Anti-pylon groups say march a success
Over 5,000 people marched on Dublin city centre yesterday, to protest against proposed wind turbines and pylons, which organisers say was a success.
The march, from Parnell Square to Government buildings on Kildare St., came after a proposed plan to export wind energy from a midlands wind farm to the UK collapsed this week. Demonstrators yesterday said politicians were not listening to them, but the march would draw national attention to the issues.
According to the Ray Conroy, of the Laois Wind Energy Awareness Group: “Our local group is indicative of all the local groups, we are in the eye of the storm with wind turbines and pylons. Its hugely contentious issue. It is only the in last week the Minister said the export project is dead, so it has defused the issue temporally. But it must be remembered it is dead because the UK Government stopped it.”

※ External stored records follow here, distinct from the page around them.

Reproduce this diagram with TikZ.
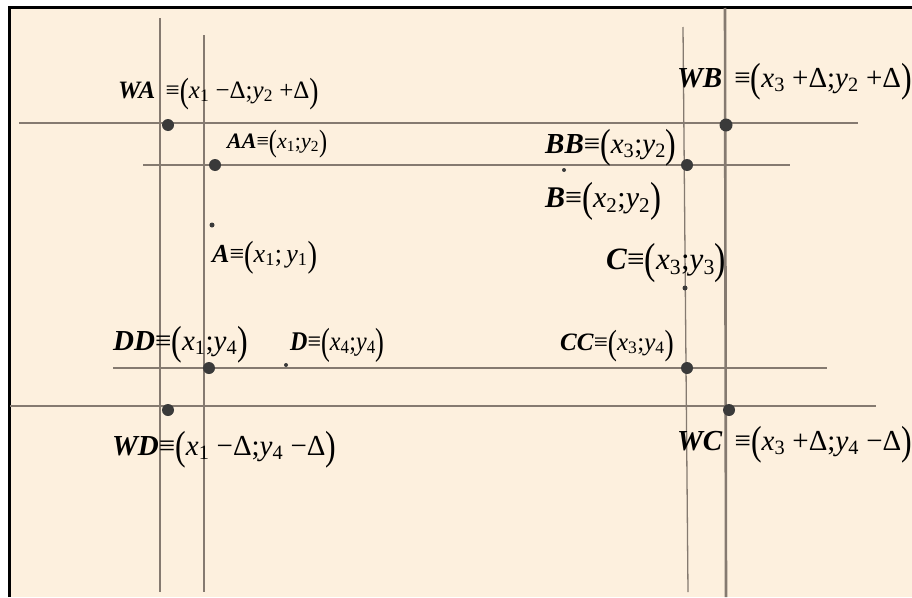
\documentclass[tikz,border=0pt]{standalone}
\usepackage{fontspec}
\setmainfont{Liberation Serif}
\usepackage{graphicx}
\definecolor{bg}{HTML}{FDF0DE}
\definecolor{ln}{HTML}{857A70}
\definecolor{dotc}{HTML}{3A3A3A}
\newcommand{\nm}[1]{\textbf{\textit{#1}}}
\newcommand{\vx}[1]{\textit{x}\textsubscript{#1}}
\newcommand{\vy}[1]{\textit{y}\textsubscript{#1}}
\newcommand{\lp}{\raisebox{-0.16em}{\scalebox{1.1}[1.4]{(}}}
\newcommand{\rp}{\raisebox{-0.16em}{\scalebox{1.1}[1.4]{)}}}
\begin{document}
\begin{tikzpicture}[x=1pt,y=-1pt,
  thickln/.style={draw=ln,line width=2.6pt},
  thinln/.style={draw=ln,line width=1.3pt},
  bigdot/.style={circle,fill=dotc,inner sep=0pt,minimum size=12pt},
  smalldot/.style={circle,fill=dotc,inner sep=0pt,minimum size=5pt},
  lbl/.style={anchor=base west,inner sep=0pt,font=\fontsize{#1}{#1}\selectfont},
  lbl/.default=26]
\useasboundingbox (0,0) rectangle (912,597);
\fill[white] (0,0) rectangle (912,597);
\fill[bg] (9,7) rectangle (912,597);
\draw[line width=3pt] (9,597) -- (9,7) -- (912,7);
\begin{scope}
\clip (0,0) rectangle (912,597);
% vertical lines
\draw[thickln] (160,18) -- (160,592);
\draw[thinln] (204,35) -- (204,592);
\draw[thinln] (683,27) -- (688,592);
\draw[thickln] (725,8) -- (726,597);
% horizontal lines
\draw[thickln] (19,123) -- (858,123);
\draw[thinln] (143,165) -- (790,165);
\draw[thinln] (113,368) -- (827,368);
\draw[thickln] (10,406) -- (876,406);
% points
\node[bigdot] (WA) at (168,125) {};
\node[bigdot] (AA) at (215,165) {};
\node[smalldot] (A) at (212,225) {};
\node[bigdot] (BB) at (687,165) {};
\node[smalldot,minimum size=4pt] (B) at (564,170) {};
\node[bigdot,minimum size=13pt] (WB) at (726,125) {};
\node[smalldot] (C) at (685,288) {};
\node[bigdot] (DD) at (209,368) {};
\node[smalldot,minimum size=4pt] (D) at (286,365) {};
\node[bigdot] (CC) at (687,368) {};
\node[bigdot] (WD) at (168,410) {};
\node[bigdot] (WC) at (729,410) {};
% labels
\node[lbl=25] (lWA) at (118,98) {\nm{WA} \,≡\lp\vx{1} −Δ;\vy{2} +Δ\rp};
\node[lbl=22] (lAA) at (227,148) {\nm{AA}≡\lp\vx{1};\vy{2}\rp};
\node[lbl=26] (lA) at (212,262) {\nm{A}≡\lp\vx{1};\,\vy{1}\rp};
\node[lbl=29] (lWB) at (677,87) {\nm{WB} \,≡\lp\vx{3} +Δ;\vy{2} +Δ\rp};
\node[lbl=29] (lBB) at (545,153) {\nm{BB}≡\lp\vx{3};\vy{2}\rp};
\node[lbl=30] (lB) at (545,207) {\nm{B}≡\lp\vx{2};\vy{2}\rp};
\node[lbl=31] (lC) at (606,269) {\nm{C}≡\lp\vx{3};\vy{3}\rp};
\node[lbl=29] (lDD) at (113,350) {\nm{DD}≡\lp\vx{1};\vy{4}\rp};
\node[lbl=27] (lD) at (290,350) {\scalebox{0.89}[1]{\nm{D}≡\lp\vx{4};\vy{4}\rp}};
\node[lbl=25] (lCC) at (560,350) {\nm{CC}≡\lp\vx{3};\vy{4}\rp};
\node[lbl=29] (lWD) at (112,455) {\nm{WD}≡\lp\vx{1} −Δ;\vy{4} −Δ\rp};
\node[lbl=29] (lWC) at (677,450) {\nm{WC} \,≡\lp\vx{3} +Δ;\vy{4} −Δ\rp};
\end{scope}
\end{tikzpicture}
\end{document}
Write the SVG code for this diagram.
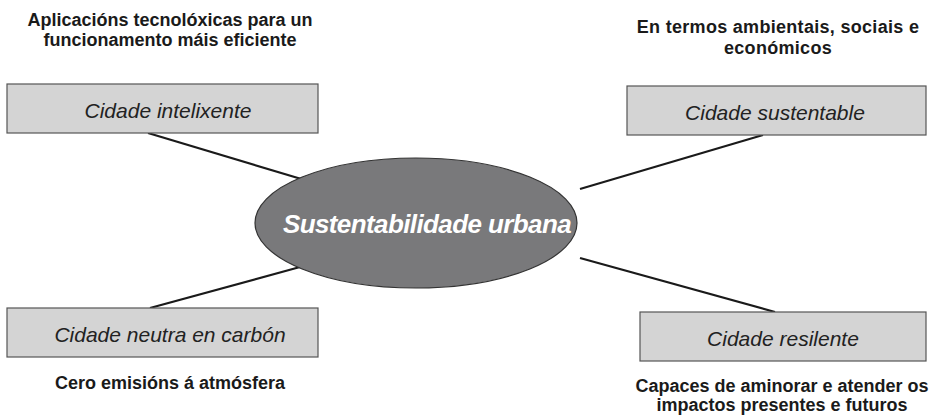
<svg xmlns="http://www.w3.org/2000/svg" width="947" height="415" viewBox="0 0 947 415">
<style>
.box{fill:#d4d4d4;stroke:#555;stroke-width:1.2}
.lbl{font-family:"Liberation Sans",Arial,sans-serif;font-style:italic;font-size:21px;fill:#222;text-anchor:middle}
.note{font-family:"Liberation Sans",Arial,sans-serif;font-weight:bold;font-size:18px;fill:#1a1a1a;text-anchor:middle}
.edge{stroke:#1a1a1a;stroke-width:2.2;fill:none}
</style>
<rect width="947" height="415" fill="#fff"/>
<g id="connectors">
<line class="edge" x1="148" y1="133" x2="308" y2="181"/>
<line class="edge" x1="763" y1="135" x2="580" y2="189"/>
<line class="edge" x1="150" y1="308" x2="300" y2="267"/>
<line class="edge" x1="775" y1="312" x2="580" y2="258"/>
</g>
<g id="center">
<ellipse cx="416" cy="223" rx="161" ry="65" fill="#79797b" stroke="#333" stroke-width="1.2"/>
<text x="427" y="233" font-family="Liberation Sans,Arial,sans-serif" font-weight="bold" font-style="italic" font-size="26" fill="#fff" text-anchor="middle" letter-spacing="-0.6">Sustentabilidade urbana</text>
</g>
<g id="n1">
<rect class="box" x="7" y="84" width="311" height="49"/>
<text class="lbl" x="168" y="118">Cidade intelixente</text>
<text class="note" x="170" y="26">Aplicacións tecnolóxicas para un</text>
<text class="note" x="170" y="46">funcionamento máis eficiente</text>
</g>
<g id="n2">
<rect class="box" x="627" y="86" width="299" height="49"/>
<text class="lbl" x="775" y="120">Cidade sustentable</text>
<text class="note" x="778" y="33" letter-spacing="0.3">En termos ambientais, sociais e</text>
<text class="note" x="778" y="54" letter-spacing="0.3">económicos</text>
</g>
<g id="n3">
<rect class="box" x="7" y="308" width="311" height="49"/>
<text class="lbl" x="170" y="342">Cidade neutra en carbón</text>
<text class="note" x="170" y="389">Cero emisións á atmósfera</text>
</g>
<g id="n4">
<rect class="box" x="640" y="312" width="286" height="49"/>
<text class="lbl" x="783" y="346">Cidade resilente</text>
<text class="note" x="782" y="392">Capaces de aminorar e atender os</text>
<text class="note" x="782" y="411">impactos presentes e futuros</text>
</g>
</svg>
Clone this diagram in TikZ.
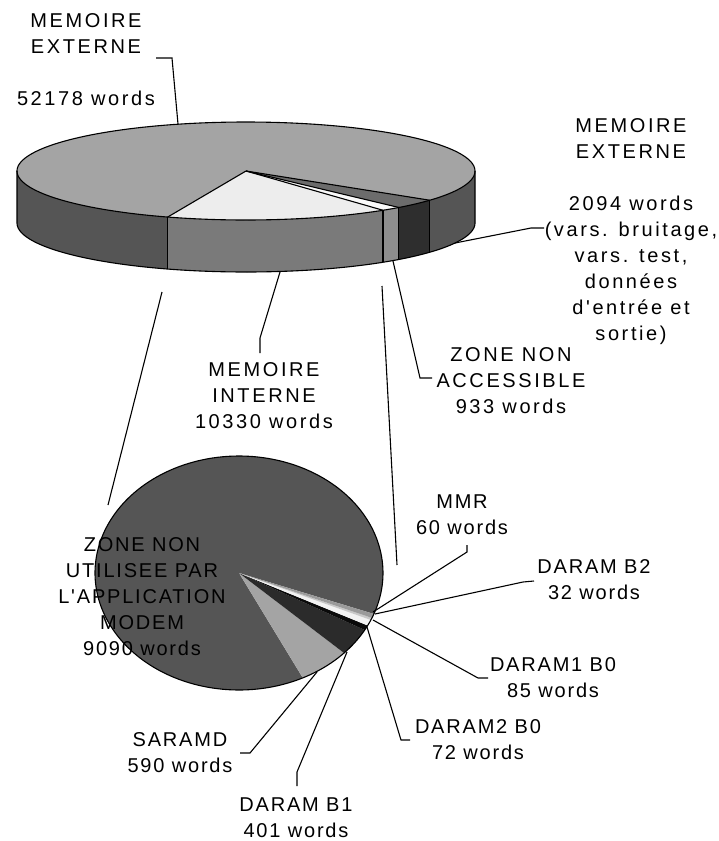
\documentclass[tikz,border=0pt]{standalone}
\usepackage{fontspec}
\newfontfamily\lblfont[LetterSpace=9]{Liberation Sans}
\newfontfamily\widelblfont[LetterSpace=13]{Liberation Sans}

% slice colours, upper (3D) pie
\definecolor{extTop}{HTML}{A4A4A4}
\definecolor{extSide}{HTML}{555555}
\definecolor{intTop}{HTML}{EDEDED}
\definecolor{intSide}{HTML}{7A7A7A}
\definecolor{znaTop}{HTML}{FAFAFA}
\definecolor{znaSide}{HTML}{8E8E8E}
\definecolor{extbTop}{HTML}{6C6C6C}
\definecolor{extbSide}{HTML}{2E2E2E}
% slice colours, lower pie
\definecolor{znuFill}{HTML}{555555}
\definecolor{saramdFill}{HTML}{A4A4A4}
\definecolor{bOneFill}{HTML}{2B2B2B}
\definecolor{dTwoFill}{HTML}{0A0A0A}
\definecolor{dOneFill}{HTML}{F2F2F2}
\definecolor{bTwoFill}{HTML}{C8C8C8}
\definecolor{mmrFill}{HTML}{9A9A9A}

% upper pie: centre (246,171), radii 229 x 49, thickness 52
\newcommand\topwedge[3]{%
  \fill[#1] (topC) -- plot[domain=#2:#3,samples=60,variable=\t]
    ({246+229*cos(\t)},{171+49*sin(\t)}) -- cycle;}
\newcommand\sideface[3]{%
  \fill[#1] plot[domain=#2:#3,samples=40,variable=\t]
    ({246+229*cos(\t)},{171+49*sin(\t)})
    -- plot[domain=#2:#3,samples=40,variable=\t]
    ({246+229*cos(#2+#3-\t)},{223+49*sin(#2+#3-\t)}) -- cycle;}
\newcommand\sideedge[1]{%
  \draw[pieline] ({246+229*cos(#1)},{171+49*sin(#1)})
    -- ({246+229*cos(#1)},{223+49*sin(#1)});}
\newcommand\topray[1]{%
  \draw[pieline] (topC) -- ({246+229*cos(#1)},{171+49*sin(#1)});}
% lower pie: centre (239,573), radii 144 x 117
\newcommand\lowwedge[3]{%
  \fill[#1] (lowC) -- plot[domain=#2:#3,samples=80,variable=\t]
    ({239+144*cos(\t)},{573+117*sin(\t)}) -- cycle;}

\begin{document}
\begin{tikzpicture}[x=1pt,y=-1pt,
  pieline/.style={draw=black,line width=1.1pt,line join=round},
  leader/.style={draw=black,line width=1.1pt,line join=miter},
  lbl/.style={font=\lblfont\fontsize{20}{26}\selectfont,align=center,
    inner sep=0pt,text=black},
  widelbl/.style={lbl,font=\widelblfont\fontsize{20}{26}\selectfont}]
\useasboundingbox (0,0) rectangle (719,841);

\coordinate (topC) at (246,171);
\coordinate (lowC) at (239,573);

% ---------- upper pie: side faces ----------
\sideface{extSide}{110}{180}
\sideface{intSide}{53.25}{110}
\sideface{znaSide}{48.12}{53.25}
\sideface{extbSide}{36.62}{48.12}
\sideface{extSide}{0}{36.62}
% ---------- upper pie: top faces ----------
\topwedge{extTop}{110}{396.62}
\topwedge{intTop}{53.25}{110}
\topwedge{znaTop}{48.12}{53.25}
\topwedge{extbTop}{36.62}{48.12}
% ---------- upper pie: outlines ----------
\draw[pieline] plot[domain=0:360,samples=180,variable=\t]
  ({246+229*cos(\t)},{171+49*sin(\t)}) -- cycle;
\draw[pieline] (17,171) -- (17,223)
  -- plot[domain=180:0,samples=120,variable=\t]
  ({246+229*cos(\t)},{223+49*sin(\t)}) -- (475,171);
\sideedge{110}
\sideedge{53.25}
\sideedge{48.12}
\sideedge{36.62}
\topray{110}
\topray{53.25}
\topray{48.12}
\topray{36.62}

% ---------- lower pie ----------
\lowwedge{znuFill}{63.7}{380.49}
\lowwedge{saramdFill}{43.14}{63.7}
\lowwedge{bOneFill}{29.17}{43.14}
\lowwedge{dTwoFill}{26.66}{29.17}
\lowwedge{dOneFill}{23.70}{26.66}
\lowwedge{bTwoFill}{22.58}{23.70}
\lowwedge{mmrFill}{20.49}{22.58}
\draw[pieline] plot[domain=0:360,samples=180,variable=\t]
  ({239+144*cos(\t)},{573+117*sin(\t)}) -- cycle;

% ---------- lines joining the two pies ----------
\coordinate (jLa) at (162,292);
\coordinate (jLb) at (108,505);
\coordinate (jRa) at (382,286);
\coordinate (jRb) at (397,565);
\draw[leader] (jLa) -- (jLb);
\draw[leader] (jRa) -- (jRb);

% ---------- labels ----------
\node[widelbl] (extTopLbl) at (86,59.5) {MEMOIRE\\EXTERNE\\[26pt]52178 words};
\node[widelbl] (extRightLbl) at (631,232) {MEMOIRE\\EXTERNE\\[26pt]2094 words\\(vars. bruitage,\\vars. test,\\données\\d'entrée et\\sortie)};
\node[widelbl] (intLbl) at (264,395.5) {MEMOIRE\\INTERNE\\10330 words};
\node[widelbl] (znaLbl) at (511,381) {ZONE NON\\ACCESSIBLE\\933 words};
\node[lbl] (znuLbl) at (142,596.5) {ZONE NON\\UTILISEE PAR\\L'APPLICATION\\MODEM\\9090 words};
\node[lbl] (mmrLbl) at (462,514.5) {MMR\\60 words};
\node[lbl] (bTwoLbl) at (594,580) {DARAM B2\\32 words};
\node[lbl] (dOneLbl) at (553,678) {DARAM1 B0\\85 words};
\node[lbl] (dTwoLbl) at (478,740) {DARAM2 B0\\72 words};
\node[lbl] (bOneLbl) at (296,818) {DARAM B1\\401 words};
\node[lbl] (saramdLbl) at (180,753) {SARAMD\\590 words};

% ---------- leader lines ----------
\coordinate (eTa) at (156,58);
\coordinate (eTb) at (172,58);
\coordinate (eTc) at (178,124);
\draw[leader] (eTa) -- (eTb) -- (eTc);

\coordinate (eRa) at (544,228);
\coordinate (eRb) at (531,228);
\coordinate (eRc) at (455,243);
\draw[leader] (eRa) -- (eRb) -- (eRc);

\coordinate (inA) at (260,353);
\coordinate (inB) at (260,338);
\coordinate (inC) at (280,272);
\draw[leader] (inA) -- (inB) -- (inC);

\coordinate (zaA) at (432,378);
\coordinate (zaB) at (420,378);
\coordinate (zaC) at (393,261);
\draw[leader] (zaA) -- (zaB) -- (zaC);

\coordinate (mmA) at (467,545);
\coordinate (mmB) at (467,552);
\coordinate (mmC) at (373,612);
\draw[leader] (mmA) -- (mmB) -- (mmC);

\coordinate (b2A) at (534,581);
\coordinate (b2B) at (523,582);
\coordinate (b2C) at (375,614);
\draw[leader] (b2A) -- (b2B) -- (b2C);

\coordinate (d1A) at (488,678);
\coordinate (d1B) at (478,678);
\coordinate (d1C) at (373,620);
\draw[leader] (d1A) -- (d1B) -- (d1C);

\coordinate (d2A) at (410,740);
\coordinate (d2B) at (401,740);
\coordinate (d2C) at (367,627);
\draw[leader] (d2A) -- (d2B) -- (d2C);

\coordinate (b1A) at (297,786);
\coordinate (b1B) at (297,772);
\coordinate (b1C) at (347,652);
\draw[leader] (b1A) -- (b1B) -- (b1C);

\coordinate (saA) at (240,753);
\coordinate (saB) at (250,753);
\coordinate (saC) at (317,672);
\draw[leader] (saA) -- (saB) -- (saC);
\end{tikzpicture}
\end{document}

“There are land options signed up around us and they are valid for 10 years, be it for the national grid or export. They put a blight on the entire area, that is our main concern. Nationally, there has to be engagement with people affected by these massive infrastructure.”
On the ITTCC report on climate change Conroy commented: “We can’t kill our environment to save our environment. We’re not ‘not in my back yard’ (NIMBY’s) – everyones backyard is affected by it. There has to be engagement at local level.”
He also said the deal for farmers is not as good as it may seem. “The deal for the land owners is to get up to €18,000-€23,000 per turbine per annum. It sounds good, but when you drill down into it, it’s all taxable and affects CAP payments as its no longer agricultural land, it’s industrial. The land owner has no say, where on the land they are put. They say its 1ha of land per turbine, but they have to put roads into them too.”
Looking ahead Conroy noted: “Hopefully, its dead in the water, but the contracts still exist. We are stuck in the middle of an industrial zone if these companies get their way.”